Niemrawo zaczął się tydzień giełdowy na warszawskim parkiecie. Mimo rozbudzonych nadziei inwestorów wczoraj niemal wszystkie główne indeksy zakończyły dzień pod kreską. Czy dziś będzie inaczej?

Patrząc na to co się dzieje na początku dzisiejszej sesji ciężko wysnuć daleko idące wnioski. WIG20 co prawda zaczął notowania na plusie, ale są one symboliczne. Inne europejskie rynki zaczęły z kolei dzień od nieznacznej przeceny.

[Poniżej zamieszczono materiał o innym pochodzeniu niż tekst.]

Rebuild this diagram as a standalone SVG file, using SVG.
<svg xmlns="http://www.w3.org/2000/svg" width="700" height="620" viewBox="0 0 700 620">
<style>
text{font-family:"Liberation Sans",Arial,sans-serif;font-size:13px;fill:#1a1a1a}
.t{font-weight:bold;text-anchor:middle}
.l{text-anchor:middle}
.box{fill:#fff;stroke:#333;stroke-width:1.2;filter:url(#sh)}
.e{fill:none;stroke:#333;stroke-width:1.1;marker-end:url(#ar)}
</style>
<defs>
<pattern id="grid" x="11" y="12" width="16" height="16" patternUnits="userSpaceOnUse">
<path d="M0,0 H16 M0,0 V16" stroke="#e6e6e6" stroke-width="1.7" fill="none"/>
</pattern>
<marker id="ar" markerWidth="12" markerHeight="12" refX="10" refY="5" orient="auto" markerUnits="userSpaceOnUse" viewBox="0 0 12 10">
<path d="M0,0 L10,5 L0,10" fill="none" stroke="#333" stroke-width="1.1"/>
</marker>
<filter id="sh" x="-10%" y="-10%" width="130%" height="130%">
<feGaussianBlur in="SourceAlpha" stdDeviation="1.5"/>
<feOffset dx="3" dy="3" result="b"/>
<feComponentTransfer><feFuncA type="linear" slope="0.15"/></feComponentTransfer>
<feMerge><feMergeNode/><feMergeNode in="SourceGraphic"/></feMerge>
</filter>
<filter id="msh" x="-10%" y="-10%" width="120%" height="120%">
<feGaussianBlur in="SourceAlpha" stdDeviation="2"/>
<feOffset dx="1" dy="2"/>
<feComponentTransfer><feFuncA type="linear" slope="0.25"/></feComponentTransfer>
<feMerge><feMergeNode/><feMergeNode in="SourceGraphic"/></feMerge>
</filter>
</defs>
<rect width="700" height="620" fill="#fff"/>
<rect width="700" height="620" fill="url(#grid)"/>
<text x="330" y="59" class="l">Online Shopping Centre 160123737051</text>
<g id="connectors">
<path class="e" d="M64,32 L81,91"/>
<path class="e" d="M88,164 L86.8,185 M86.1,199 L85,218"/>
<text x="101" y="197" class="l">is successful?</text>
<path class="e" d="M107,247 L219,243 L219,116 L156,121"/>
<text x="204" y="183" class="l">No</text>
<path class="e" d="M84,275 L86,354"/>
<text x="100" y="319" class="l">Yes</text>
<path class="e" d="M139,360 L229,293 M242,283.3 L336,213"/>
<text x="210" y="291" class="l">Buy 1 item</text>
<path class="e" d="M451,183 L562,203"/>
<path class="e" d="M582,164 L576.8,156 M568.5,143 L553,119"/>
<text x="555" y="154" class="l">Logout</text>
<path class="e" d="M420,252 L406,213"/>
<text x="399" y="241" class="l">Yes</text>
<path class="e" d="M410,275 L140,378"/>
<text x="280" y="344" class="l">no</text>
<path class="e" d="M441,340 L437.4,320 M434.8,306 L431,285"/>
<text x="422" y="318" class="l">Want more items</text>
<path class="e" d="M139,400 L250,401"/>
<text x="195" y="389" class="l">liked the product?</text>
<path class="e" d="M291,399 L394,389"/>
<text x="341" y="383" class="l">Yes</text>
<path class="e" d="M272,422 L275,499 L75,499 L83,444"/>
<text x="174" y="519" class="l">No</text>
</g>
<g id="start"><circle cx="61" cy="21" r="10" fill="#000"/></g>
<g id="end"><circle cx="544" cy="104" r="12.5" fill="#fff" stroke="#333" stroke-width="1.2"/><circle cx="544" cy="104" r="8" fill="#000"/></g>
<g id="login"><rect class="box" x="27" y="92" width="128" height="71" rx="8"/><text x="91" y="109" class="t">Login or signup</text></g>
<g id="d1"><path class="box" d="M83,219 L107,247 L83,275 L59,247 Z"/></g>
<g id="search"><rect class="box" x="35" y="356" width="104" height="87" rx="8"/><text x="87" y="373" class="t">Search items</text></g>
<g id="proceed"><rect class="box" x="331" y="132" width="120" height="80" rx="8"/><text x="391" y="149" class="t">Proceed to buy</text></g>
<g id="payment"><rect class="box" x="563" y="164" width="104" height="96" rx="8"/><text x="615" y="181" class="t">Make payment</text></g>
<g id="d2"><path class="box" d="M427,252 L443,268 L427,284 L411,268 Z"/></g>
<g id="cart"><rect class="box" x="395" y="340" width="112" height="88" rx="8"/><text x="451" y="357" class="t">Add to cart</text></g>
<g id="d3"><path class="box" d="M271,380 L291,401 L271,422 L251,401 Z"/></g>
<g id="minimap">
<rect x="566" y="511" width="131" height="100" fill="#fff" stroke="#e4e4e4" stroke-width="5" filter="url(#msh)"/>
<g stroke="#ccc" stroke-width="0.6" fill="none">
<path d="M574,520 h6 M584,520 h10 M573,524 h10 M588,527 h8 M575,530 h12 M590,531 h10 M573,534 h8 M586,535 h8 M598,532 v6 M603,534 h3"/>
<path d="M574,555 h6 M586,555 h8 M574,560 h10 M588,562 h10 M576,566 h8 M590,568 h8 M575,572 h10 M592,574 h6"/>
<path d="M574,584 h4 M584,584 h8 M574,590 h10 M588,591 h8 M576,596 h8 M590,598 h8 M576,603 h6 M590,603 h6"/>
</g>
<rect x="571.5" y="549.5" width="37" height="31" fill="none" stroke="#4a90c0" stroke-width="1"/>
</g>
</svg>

Spadkami zakończyła się wczorajsza sesja w Stanach Zjednoczonych. S&P 500 stracił 0,81 proc. zaś Dow Jones Industrial spadł o 0,54 proc. Tamtemu rynkowi ciążyły m.in. spółki paliwowe, które traciły na wartości wraz z taniejącą ropą naftową. Jeśli chodzi o USA to warto wspomnieć, że wczoraj zaczął się tam sezon publikacji wyników za IV kwartał. Rozpoczęła go Alcoa. Zysk netto na akcję koncernu aluminiowego po wyłączeniu zdarzeń jednorazowych, 33 centów, podczas gdy rynek szacował go na 29 centy. To dobry prognostyk na przyszłość i nadzieja, że to właśnie wyniki spółek pomogą amerykańskim indeksom.

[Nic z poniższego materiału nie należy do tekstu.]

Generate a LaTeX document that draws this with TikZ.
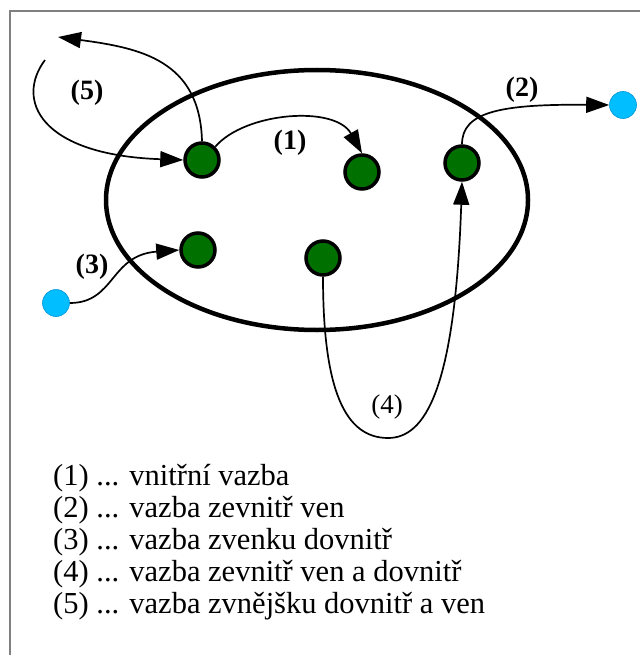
\documentclass[tikz,border=0pt]{standalone}
\usepackage{fontspec}
\setmainfont{Liberation Serif}
\usetikzlibrary{arrows.meta}

\begin{document}
\begin{tikzpicture}[x=1pt,y=-1pt,
  prvek/.style={circle,draw=black,line width=3.5pt,fill={rgb,255:red,0;green,112;blue,0},minimum size=34pt,inner sep=0pt},
  okoli/.style={circle,draw={rgb,255:red,0;green,150;blue,220},line width=0.6pt,fill={rgb,255:red,0;green,190;blue,255},minimum size=27pt,inner sep=0pt},
  vazba/.style={line width=1.7pt,-{Triangle[length=23pt,width=16pt]}},
  cislo/.style={font=\fontsize{28}{30}\selectfont\bfseries},
  legenda/.style={font=\fontsize{30.5}{32}\selectfont,anchor=base west,inner sep=0pt}]
\useasboundingbox (0,0) rectangle (640,655);
\draw[line width=2.5pt,color=gray] (10,655) -- (10,11) -- (640,11);
% system
\draw[line width=4.5pt] (317,200) ellipse [x radius=211,y radius=130];
\node[prvek] (A) at (202,160) {};
\node[prvek] (B) at (362,172) {};
\node[prvek] (C) at (462,163) {};
\node[prvek] (D) at (198,250) {};
\node[prvek] (E) at (323,258) {};
% okoli
\node[okoli] (L) at (56,303) {};
\node[okoli] (R) at (623,105) {};
\coordinate (ven5) at (58,37);
\coordinate (dov5) at (45,60);
% vazby
\draw[vazba] (A.north east) .. controls (245,112) and (335,105) .. (B.north);
\draw[vazba] (C.north) .. controls (462,112) and (500,104) .. (R.west);
\draw[vazba] (L.east) .. controls (115,303) and (110,255) .. (D.west);
\draw[line width=1.7pt] (E.south) .. controls (323,390) and (345,438) .. (388,438);
\draw[vazba] (388,438) .. controls (425,438) and (455,390) .. (C.south);
\draw[vazba] (A.north) .. controls (200,60) and (140,48) .. (ven5);
\draw[vazba] (dov5) .. controls (15,100) and (40,155) .. (A.west);
% cisla
\node[cislo] (n1) at (290,143) {(1)};
\node[cislo] (n2) at (522,90) {(2)};
\node[cislo] (n3) at (92,267) {(3)};
\node[font=\fontsize{27}{30}\selectfont] (n4) at (387,407) {(4)};
\node[cislo] (n5) at (87,93) {(5)};
% legenda
\foreach \i/\txt in {1/vnitřní vazba,2/vazba zevnitř ven,3/vazba zvenku dovnitř,4/vazba zevnitř ven a dovnitř,5/vazba zvnějšku dovnitř a ven}
  \node[legenda] (leg\i) at (53,{485+32*(\i-1)}) {(\i) ... \txt};
\end{tikzpicture}
\end{document}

Mieszane nastroje panowały na rynkach azjatyckich. Pod kreską całą sesję był Nikkei225, który ostatecznie stracił 0,6 proc. Na drugim biegunie znalazł się Hang Seng, który zyskał prawie 0,8 proc. Ważna informacja napłynęła z chińskiej gospodarki. In plus zaskoczył grudniowy handel zagraniczny tego kraju. Kraj wygenerował nadwyżkę handlową rzędu 49,6 mld dolarów.

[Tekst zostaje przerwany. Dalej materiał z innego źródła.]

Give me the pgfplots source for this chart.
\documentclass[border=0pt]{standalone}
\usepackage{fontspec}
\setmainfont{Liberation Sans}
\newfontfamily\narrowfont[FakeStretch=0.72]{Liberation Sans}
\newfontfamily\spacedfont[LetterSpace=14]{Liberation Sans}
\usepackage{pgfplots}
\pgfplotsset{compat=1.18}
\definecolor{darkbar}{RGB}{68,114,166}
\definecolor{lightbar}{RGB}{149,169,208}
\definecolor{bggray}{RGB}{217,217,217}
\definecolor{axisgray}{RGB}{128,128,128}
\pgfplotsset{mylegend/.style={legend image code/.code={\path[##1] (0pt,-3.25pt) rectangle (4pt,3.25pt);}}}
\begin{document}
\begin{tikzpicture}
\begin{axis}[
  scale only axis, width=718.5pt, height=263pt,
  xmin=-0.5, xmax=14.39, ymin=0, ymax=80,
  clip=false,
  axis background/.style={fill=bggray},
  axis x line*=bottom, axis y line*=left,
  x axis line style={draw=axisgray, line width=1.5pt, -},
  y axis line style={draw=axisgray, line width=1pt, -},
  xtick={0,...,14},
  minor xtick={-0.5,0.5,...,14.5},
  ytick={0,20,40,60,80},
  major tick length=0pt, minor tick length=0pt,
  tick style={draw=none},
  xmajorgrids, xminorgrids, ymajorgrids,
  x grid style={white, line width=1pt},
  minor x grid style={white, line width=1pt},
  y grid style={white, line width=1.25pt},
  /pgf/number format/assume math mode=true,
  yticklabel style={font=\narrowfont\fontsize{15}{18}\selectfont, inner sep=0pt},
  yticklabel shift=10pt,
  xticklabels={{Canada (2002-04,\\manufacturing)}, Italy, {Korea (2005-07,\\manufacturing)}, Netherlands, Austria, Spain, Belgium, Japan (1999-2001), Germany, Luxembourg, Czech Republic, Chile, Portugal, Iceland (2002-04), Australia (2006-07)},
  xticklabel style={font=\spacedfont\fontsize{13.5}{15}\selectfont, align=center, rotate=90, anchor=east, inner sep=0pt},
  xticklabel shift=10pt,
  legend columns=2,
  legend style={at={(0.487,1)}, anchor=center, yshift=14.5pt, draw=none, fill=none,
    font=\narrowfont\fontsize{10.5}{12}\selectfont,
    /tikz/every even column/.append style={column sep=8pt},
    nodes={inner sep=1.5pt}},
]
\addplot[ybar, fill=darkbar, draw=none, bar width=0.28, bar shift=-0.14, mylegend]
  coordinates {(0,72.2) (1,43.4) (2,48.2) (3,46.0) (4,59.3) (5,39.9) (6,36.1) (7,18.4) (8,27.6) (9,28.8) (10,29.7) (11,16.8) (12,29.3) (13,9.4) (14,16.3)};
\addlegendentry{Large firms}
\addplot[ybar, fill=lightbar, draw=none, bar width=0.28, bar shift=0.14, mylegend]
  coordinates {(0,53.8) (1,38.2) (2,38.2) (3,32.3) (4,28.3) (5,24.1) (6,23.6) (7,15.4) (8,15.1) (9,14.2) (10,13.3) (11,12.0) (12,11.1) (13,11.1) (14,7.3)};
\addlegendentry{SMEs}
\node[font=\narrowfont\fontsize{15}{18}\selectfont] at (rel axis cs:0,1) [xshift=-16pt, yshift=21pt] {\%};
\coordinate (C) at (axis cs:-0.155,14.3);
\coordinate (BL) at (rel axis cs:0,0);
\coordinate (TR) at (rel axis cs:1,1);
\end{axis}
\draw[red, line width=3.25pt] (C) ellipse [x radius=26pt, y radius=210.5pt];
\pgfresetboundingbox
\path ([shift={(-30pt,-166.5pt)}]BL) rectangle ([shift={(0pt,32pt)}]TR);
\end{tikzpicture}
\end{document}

To właśnie dane makroekonomiczne znajdą się dziś w centrum uwagi graczy. Warto wspomnieć chociażby o danych dotyczących inflacji w Wielkiej Brytanii. Na naszym rynku najważniejszym odczytem będą dane o bilansie obrotów bieżących. Dziś także rozpoczyna się dwudniowe posiedzenie Rady Polityki Pieniężnej. Jej decyzje poznamy jednak dopiero jutro i nie wykluczone, że właśnie z tego powodu wielu graczy będzie wolało jednak poczekać z kolejnymi decyzjami inwestycyjnymi.